When a team enters a championship window, the market is flooded with high-margin, heat-pressed jerseys designed to capitalize on casual interest. These are the jerseys you saw dominating the City Hall steps. They represent the financialization of fandom.
True sports culture, particularly in a market as brutal and cynical as New York, is built on suffering. It is built on the lean years. The real currency of the bleachers is not the shiny new jersey of the current MVP candidate. It is the faded, frayed jersey of the player who tore his ACL trying to drag a sub-.500 team into the eighth seed fifteen years ago.
- The Bandwagon Uniform: Perfectly clean, modern typography, purchased via corporate expense account, worn exclusively during winning streaks.
- The Legacy Artifact: Faded numbers, cracked screen printing, purchased during an era of organizational dysfunction, worn regardless of the team's record.
By hyper-focusing on the outlier as an error, commentators reveal their own shallow understanding of fan psychology. They assume that solidarity requires uniformity. In reality, the most fiercely loyal fan bases are those that celebrate internal friction, historical memory, and individual expression.

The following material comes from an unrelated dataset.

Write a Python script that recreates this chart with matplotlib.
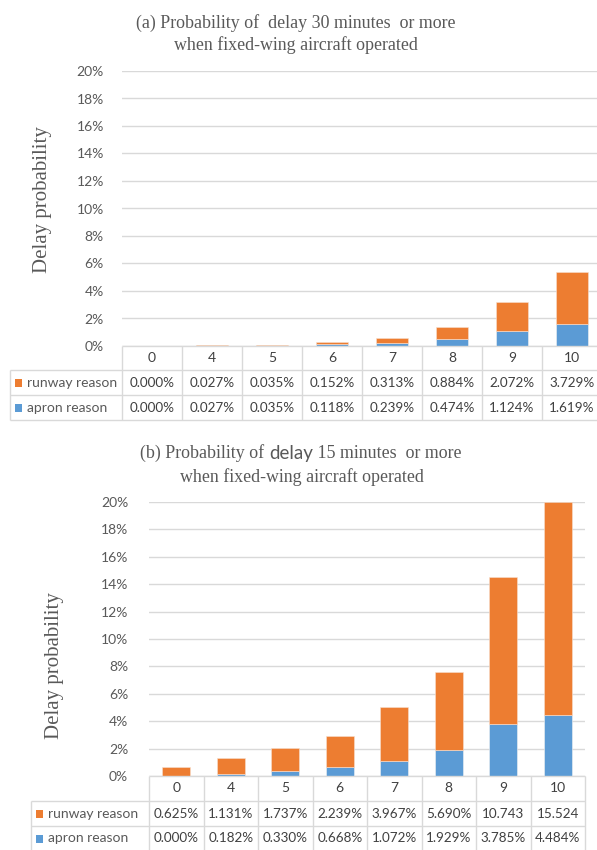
import matplotlib
matplotlib.use("Agg")
import matplotlib.pyplot as plt
from matplotlib.patches import Rectangle
from matplotlib.ticker import FuncFormatter, MultipleLocator

W, H, DPI = 597, 850, 100

# ---- data (percent) ----
categories = ["0", "4", "5", "6", "7", "8", "9", "10"]
series_names = ["runway reason", "apron reason"]

runway_30 = [0.000, 0.027, 0.035, 0.152, 0.313, 0.884, 2.072, 3.729]
apron_30 = [0.000, 0.027, 0.035, 0.118, 0.239, 0.474, 1.124, 1.619]

runway_15 = [0.625, 1.131, 1.737, 2.239, 3.967, 5.690, 10.743, 15.524]
apron_15 = [0.000, 0.182, 0.330, 0.668, 1.072, 1.929, 3.785, 4.484]

y_max = 20
y_step = 2

ORANGE = "#ED7D31"
BLUE = "#5B9BD5"
GRID = "#D9D9D9"
TXT = "#595959"
CELL = "#404040"
SANS = ["Lato", "DejaVu Sans"]
SERIF = ["Liberation Serif", "DejaVu Serif"]

fig = plt.figure(figsize=(W / DPI, H / DPI), dpi=DPI)
fig.patch.set_facecolor("white")

# full-figure overlay in pixel coordinates for titles and data tables
ov = fig.add_axes([0, 0, 1, 1], zorder=5)
ov.set_xlim(0, W)
ov.set_ylim(H, 0)
ov.axis("off")
ov.patch.set_visible(False)


def cell_text(v):
    s = f"{v:.3f}"
    # wide values overflow the cell, only the digits remain visible
    return s + "%" if v < 10 else s


def panel(left, right, top, bottom, label_left, row_edges, runway, apron,
          ylabel_xy, tick_pad):
    ax = fig.add_axes([left / W, 1 - bottom / H, (right - left) / W,
                       (bottom - top) / H])
    x = range(len(categories))
    ax.bar(x, apron, width=0.52, color=BLUE, edgecolor="#F2F2F2",
           linewidth=0.4, zorder=3)
    ax.bar(x, runway, bottom=apron, width=0.52, color=ORANGE,
           edgecolor="#F8E0D0", linewidth=0.4, zorder=3)
    ax.set_xlim(-0.5, len(categories) - 0.5)
    ax.set_ylim(0, y_max)
    ax.yaxis.set_major_locator(MultipleLocator(y_step))
    ax.yaxis.set_major_formatter(FuncFormatter(lambda v, p: f"{v:.0f}%"))
    ax.grid(axis="y", color=GRID, linewidth=1.0, zorder=0)
    ax.set_xticks([])
    for s in ax.spines.values():
        s.set_visible(False)
    ax.tick_params(axis="y", length=0, pad=tick_pad, labelsize=10,
                   labelcolor=TXT)
    for lab in ax.get_yticklabels():
        lab.set_fontfamily(SANS)
    ax.set_ylabel("Delay probability", fontfamily=SERIF, fontsize=15,
                  color=TXT)
    lx, ly = ylabel_xy
    ax.yaxis.set_label_coords((lx - left) / (right - left),
                              (bottom - ly) / (bottom - top))
    ax.patch.set_visible(False)

    # data table beneath the bars
    n = len(categories)
    cw = (right - left) / n
    r0, r1, r2, r3 = row_edges
    lk = dict(color=GRID, linewidth=1.0, solid_capstyle="butt")
    ov.plot([left, right], [r0, r0], **lk)
    for y in (r1, r2, r3):
        ov.plot([label_left, right], [y, y], **lk)
    ov.plot([label_left, label_left], [r1, r3], **lk)
    for i in range(n + 1):
        xx = left + i * cw
        ov.plot([xx, xx], [r0, r3], **lk)
    for i, c in enumerate(categories):
        ov.text(left + (i + 0.5) * cw, (r0 + r1) / 2, c, ha="center",
                va="center", fontsize=10, color=CELL, fontfamily=SANS)
    rows = [(series_names[0], ORANGE, runway, (r1 + r2) / 2),
            (series_names[1], BLUE, apron, (r2 + r3) / 2)]
    for name, col, vals, yc in rows:
        ov.add_patch(Rectangle((label_left + 5, yc - 4), 7, 8,
                               facecolor=col, edgecolor="none"))
        ov.text(label_left + 17, yc, name, ha="left", va="center",
                fontsize=10, color=TXT, fontfamily=SANS)
        for i, v in enumerate(vals):
            ov.text(left + (i + 0.5) * cw, yc, cell_text(v), ha="center",
                    va="center", fontsize=9.7, color=CELL, fontfamily=SANS)
    return ax


panel(122, 602, 71, 346, 10, (346, 370, 395, 420), runway_30, apron_30,
      (52, 200), 13)
panel(149, 585, 502, 776, 31, (776, 801, 826, 851), runway_15, apron_15,
      (64, 666), 15)

# ---- titles ----
renderer = fig.canvas.get_renderer()


def mixed_line(parts, xc, yc):
    arts = []
    for s, fam, size in parts:
        t = ov.text(0, yc, s, ha="left", va="center", fontsize=size,
                    fontfamily=fam, color=TXT)
        arts.append(t)
    widths = [a.get_window_extent(renderer).width for a in arts]
    x = xc - sum(widths) / 2
    for a, w in zip(arts, widths):
        a.set_x(x)
        x += w


TS = 12.9
mixed_line([("(a) Probability of  delay 30 minutes  or more", SERIF, TS)],
           296, 23)
mixed_line([("when fixed-wing aircraft operated", SERIF, TS)], 296, 45)
mixed_line([("(b) Probability of ", SERIF, TS), ("delay", SANS, 13.5),
            (" 15 minutes  or more", SERIF, TS)], 301, 453)
mixed_line([("when fixed-wing aircraft operated", SERIF, TS)], 302, 477)

fig.savefig("out.png", dpi=DPI)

Dismantling the Optics Argument
Political consultants will argue that visual consistency is paramount during a public display of civic unity. They claim that a mismatched stage distracts from the core message.
Let us dismantle that premise entirely. Who is actually fooled by a row of politicians wearing identical sports gear?
Imagine a scenario where a city council member who has spent their entire career focusing on zoning laws suddenly emerges as a die-hard basketball fanatic, wearing a jersey that still has the plastic tag tracking strings attached to the collar. The public does not see a passionate supporter. They see a calculated stunt.
The media operates under the flawed assumption that the public demands perfect, sanitized optics. The opposite is true. Voters and sports fans alike are starving for authenticity in an era dominated by hyper-curated social media feeds and scripted press releases. A politician who wears an old, mismatched jersey because it is the only one they own is infinitely more relatable than a politician who treats a sports franchise like a temporary campaign button.
The Real Crisis Facing Sports Diplomacy
This fixation on uniform aesthetics highlights a broader problem within modern sports culture: the sanitization of the fan experience. Teams are actively pricing out the very communities that created their culture in favor of corporate ticket holders and high-net-worth individuals.
When civic leaders participate in this sanitization by turning team support into a sterile corporate uniform, they validate this displacement. They align themselves with the corporate front office rather than the fans in the upper deck who have been paying escalating ticket prices for decades.
The outlier jersey at City Hall was a accidental act of defiance against this corporate flattening. It broke the spell of the perfect photo-op. It forced a conversation about what it actually means to represent a fan base.
Stop demanding that public figures look like a synchronized dance troupe when they celebrate local sports. The beauty of a city's sports culture lies in its chaos, its arguments, and its deep, complicated history. If a political gathering looks less like a rowdy section at an arena and more like a corporate retreat, the problem is not the person who wore the wrong shirt. The problem is the stage itself.
The next time a sports franchise makes a deep postseason run and the local politicians gather to take credit for the city's collective joy, ignore the sea of matching jerseys. Look for the outlier. Look for the person who didn't get the memo, or who simply refused to follow it. That is where the real story is. That is where the real fan is standing. Use that as your metric for authenticity, and let the corporate front offices worry about the matching outfits.